In a small number of pieces, the composition makes room for a more explicit geometry. Circles and polygons, from three to nine sides, appear through repetition and measured placement, taking on the palette’s colors with a deliberate clarity. This trait introduces a structural note within the work’s organic flow, as if the image were briefly showing its underlying grammar.

These shapes are presented as a reminder that growth often relies on simple rules repeated over time. In Primavera, their presence shifts attention from gesture to order: from the spontaneity of the line to the stability of form.

FORME PRIME marks a rare moment of reduction and focus. It brings the piece back to essentials: proportion, repetition, and the quiet balance that sustains complexity.

MANTO FIORITO

This trait draws from Botticelli’s painted textiles, where garments carry spring through scattered blossoms and rhythmic ornament. In Primavera, the flower field becomes a mantle, a patterned layer that supports the composition, distributes color, and sets the work’s atmosphere with a sense of drapery and movement.
It unfolds through four variations: Moonlit Petals, Blooming Rosebush, Venus’s Garden, and Season’s Hue, each shifting the mantle’s chromatic emphasis and the way the floral pattern reads across the surface.

DISPOSIZIONE DEI FIORI

Defines how flowers are arranged within the Manto Fiorito. Curated Garden presents a more intentional placement, with a clearer order and an even visual rhythm across the surface. Wild Garden follows a looser logic, with irregular spacing and occasional clusters that feel more spontaneous. This trait shifts the mantle’s cadence and changes how the composition balances density and breathing room.

FONDO TONALE

The background tone sets the piece’s starting climate. It acts as both chromatic base and light level, shaping contrast, depth, and the line’s presence. Depending on the chosen tone, the composition can feel more airy or more dense, more luminous or more restrained, and the palette shifts accordingly. It is a quiet decision, but a decisive one, defining how the whole image breathes.

VELATURA

It defines the color through which the hair travels across the canvas.
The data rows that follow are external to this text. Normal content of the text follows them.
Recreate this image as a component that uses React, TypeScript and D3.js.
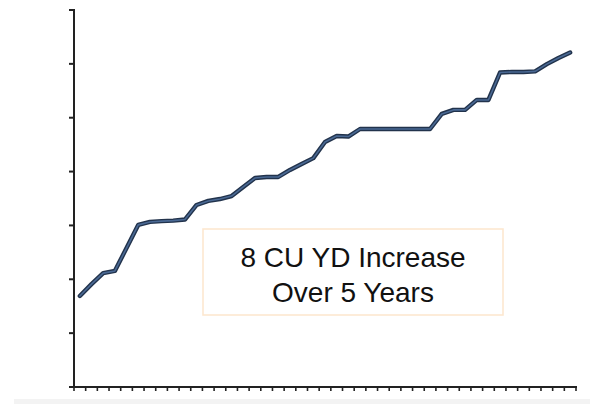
// Volume trend line chart — D3 scales, React-rendered SVG.

import * as d3 from "d3";

const PERIODS = [
  "P1", "P2", "P3", "P4", "P5", "P6", "P7", "P8", "P9", "P10",
  "P11", "P12", "P13", "P14", "P15", "P16", "P17", "P18", "P19", "P20",
  "P21", "P22", "P23", "P24", "P25", "P26", "P27", "P28", "P29", "P30",
  "P31", "P32", "P33", "P34", "P35", "P36", "P37", "P38", "P39", "P40",
  "P41", "P42", "P43",
];

const VOLUME = [
  3.38, 3.82, 4.23, 4.31, 5.16, 6.02, 6.13, 6.16, 6.18, 6.22,
  6.76, 6.91, 6.98, 7.09, 7.43, 7.76, 7.8, 7.8, 8.06, 8.28,
  8.5, 9.1, 9.32, 9.3, 9.58, 9.58, 9.58, 9.58, 9.58, 9.58,
  9.58, 10.14, 10.29, 10.29, 10.66, 10.66, 11.68, 11.7, 11.7, 11.72,
  11.99, 12.22, 12.42,
];

const Y_TICKS = [0, 2, 4, 6, 8, 10, 12, 14];

const CALLOUT = ["8 CU YD Increase", "Over 5 Years"];

const W = 596;
const H = 404;
const PLOT = { left: 74, right: 576, top: 10, bottom: 387 };
const AXIS = "#222222";

export default function App() {
  const x = d3
    .scaleBand<string>()
    .domain(PERIODS)
    .range([PLOT.left, PLOT.right])
    .padding(0);
  const y = d3.scaleLinear().domain([0, 14]).range([PLOT.bottom, PLOT.top]);

  const line = d3
    .line<number>()
    .x((_, i) => (x(PERIODS[i]) ?? 0) + x.bandwidth() / 2)
    .y((d) => y(d));
  const path = line(VOLUME) ?? "";

  // category boundaries for the x ticks
  const xTicks = [...PERIODS.map((p) => x(p) ?? 0), PLOT.right];

  return (
    <svg
      width={W}
      height={H}
      style={{ position: "absolute", left: 0, top: 0, display: "block" }}
      fontFamily="'Liberation Sans', Arial, sans-serif"
    >
      <rect width={W} height={H} fill="#ffffff" />
      <rect x={14} y={399} width={576} height={5} fill="#f3f3f3" />

      {/* callout box */}
      <rect
        x={203}
        y={229}
        width={300}
        height={86}
        fill="#ffffff"
        stroke="#fde8d0"
        strokeWidth={1.6}
      />
      {CALLOUT.map((t, i) => (
        <text
          key={t}
          x={353}
          y={266.5 + i * 35}
          textAnchor="middle"
          fontSize={28}
          fill="#111111"
        >
          {t}
        </text>
      ))}

      {/* y axis */}
      <line x1={PLOT.left} x2={PLOT.left} y1={PLOT.top - 1} y2={PLOT.bottom} stroke={AXIS} strokeWidth={2} />
      {Y_TICKS.map((t) => (
        <line key={t} x1={PLOT.left - 5} x2={PLOT.left} y1={y(t)} y2={y(t)} stroke={AXIS} strokeWidth={2} />
      ))}

      {/* x axis */}
      <line x1={PLOT.left - 5} x2={PLOT.right + 1} y1={PLOT.bottom} y2={PLOT.bottom} stroke={AXIS} strokeWidth={2} />
      {xTicks.map((t, i) => (
        <line key={i} x1={t} x2={t} y1={PLOT.bottom} y2={PLOT.bottom + 4} stroke={AXIS} strokeWidth={1.6} />
      ))}

      {/* trend line */}
      <path d={path} fill="none" stroke="#22334c" strokeWidth={4.4} strokeLinejoin="round" strokeLinecap="round" />
      <path d={path} fill="none" stroke="#4a6994" strokeWidth={1.6} strokeLinejoin="round" strokeLinecap="round" />
    </svg>
  );
}
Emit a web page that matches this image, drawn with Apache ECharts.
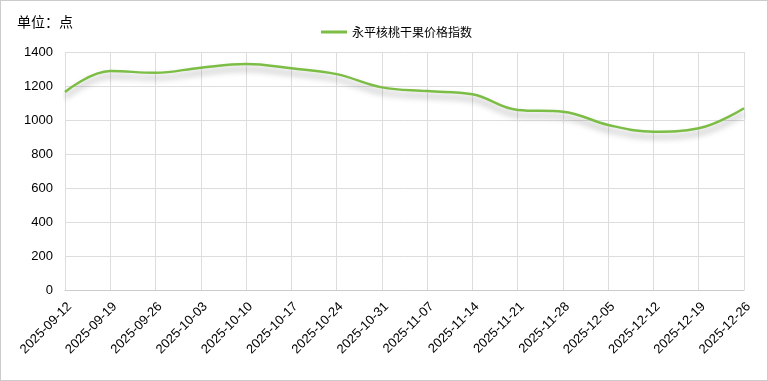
<!DOCTYPE html>
<html><head><meta charset="utf-8">
<script src="https://cdn.jsdelivr.net/npm/echarts@6/dist/echarts.min.js"></script>
<style>html,body{margin:0;padding:0;background:#fff}#c{width:766px;height:379px;border:1px solid #ccc}</style>
</head><body><div id="c"></div>
<script>
const categories = ['2025-09-12','2025-09-19','2025-09-26','2025-10-03','2025-10-10','2025-10-17','2025-10-24','2025-10-31','2025-11-07','2025-11-14','2025-11-21','2025-11-28','2025-12-05','2025-12-12','2025-12-19','2025-12-26'];
const indexValues = [1165,1288,1278,1308,1329,1304,1270,1192,1170,1151,1059,1049,971,931,951,1069];
const seriesName = '永平核桃干果价格指数';
const unitText = '单位：点';
const chart = echarts.init(document.getElementById('c'));
chart.setOption({
  animation:false,
  title:{text:unitText,left:11,top:9,textStyle:{fontSize:14,fontWeight:'normal',color:'#000',fontFamily:'Noto Sans CJK SC'}},
  legend:{data:[seriesName],top:20,left:315,itemWidth:26,itemHeight:3,textStyle:{fontSize:12,color:'#000',fontFamily:'Noto Sans CJK SC'},icon:'rect'},
  grid:{left:64,right:23,top:51,bottom:90},
  xAxis:{type:'category',data:categories,boundaryGap:false,
    axisLine:{lineStyle:{color:'#ccc'}},axisTick:{show:false},
    splitLine:{show:true,lineStyle:{color:'#ddd'}},
    axisLabel:{rotate:45,fontSize:13,color:'#000',margin:10,verticalAlign:'top',fontFamily:'Arial'}},
  yAxis:{type:'value',min:0,max:1400,interval:200,
    axisLine:{show:false},axisTick:{show:false},
    splitLine:{lineStyle:{color:'#ddd'}},
    axisLabel:{fontSize:13,color:'#000',margin:12,fontFamily:'Arial',formatter:v=>String(v)}},
  series:[{name:seriesName,type:'line',data:indexValues,smooth:0.4,showSymbol:false,
    itemStyle:{color:'#7cbd45'},
    lineStyle:{width:2.5,color:'#7cbd45',shadowColor:'rgba(0,0,0,0.35)',shadowBlur:6,shadowOffsetY:5}}]
});
</script></body></html>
This layer unifies the gesture and sets the piece’s temperature, shaping how movement is read as the mark accumulates over time. Depending on the chromatic choice, the path can feel more luminous or more restrained, more intimate or more expansive, also shifting its relationship with the ground and the broader palette. In Primavera, Velatura acts as a guiding thread, the color that sustains the drawing’s continuity.

MASSIMA FIORITURA

The daily moment, recorded in UTC, when the flowers of the Manto Fiorito reach their fullest expression. Each piece follows its own vegetative cycle that shifts throughout the day, moving through distinct stages of bloom. This trait captures the exact time at which the mantle’s floral field appears at its most open and vibrant within that cycle.

BORDO

The color of the canvas edge. It is selected from the palette’s Selezione Cromatica, keeping chromatic coherence with the rest of the composition. Depending on the choice, the edge can act as a visual closure, a subtle contrast, or an extension of the dominant tone, shaping how the image is held within the frame.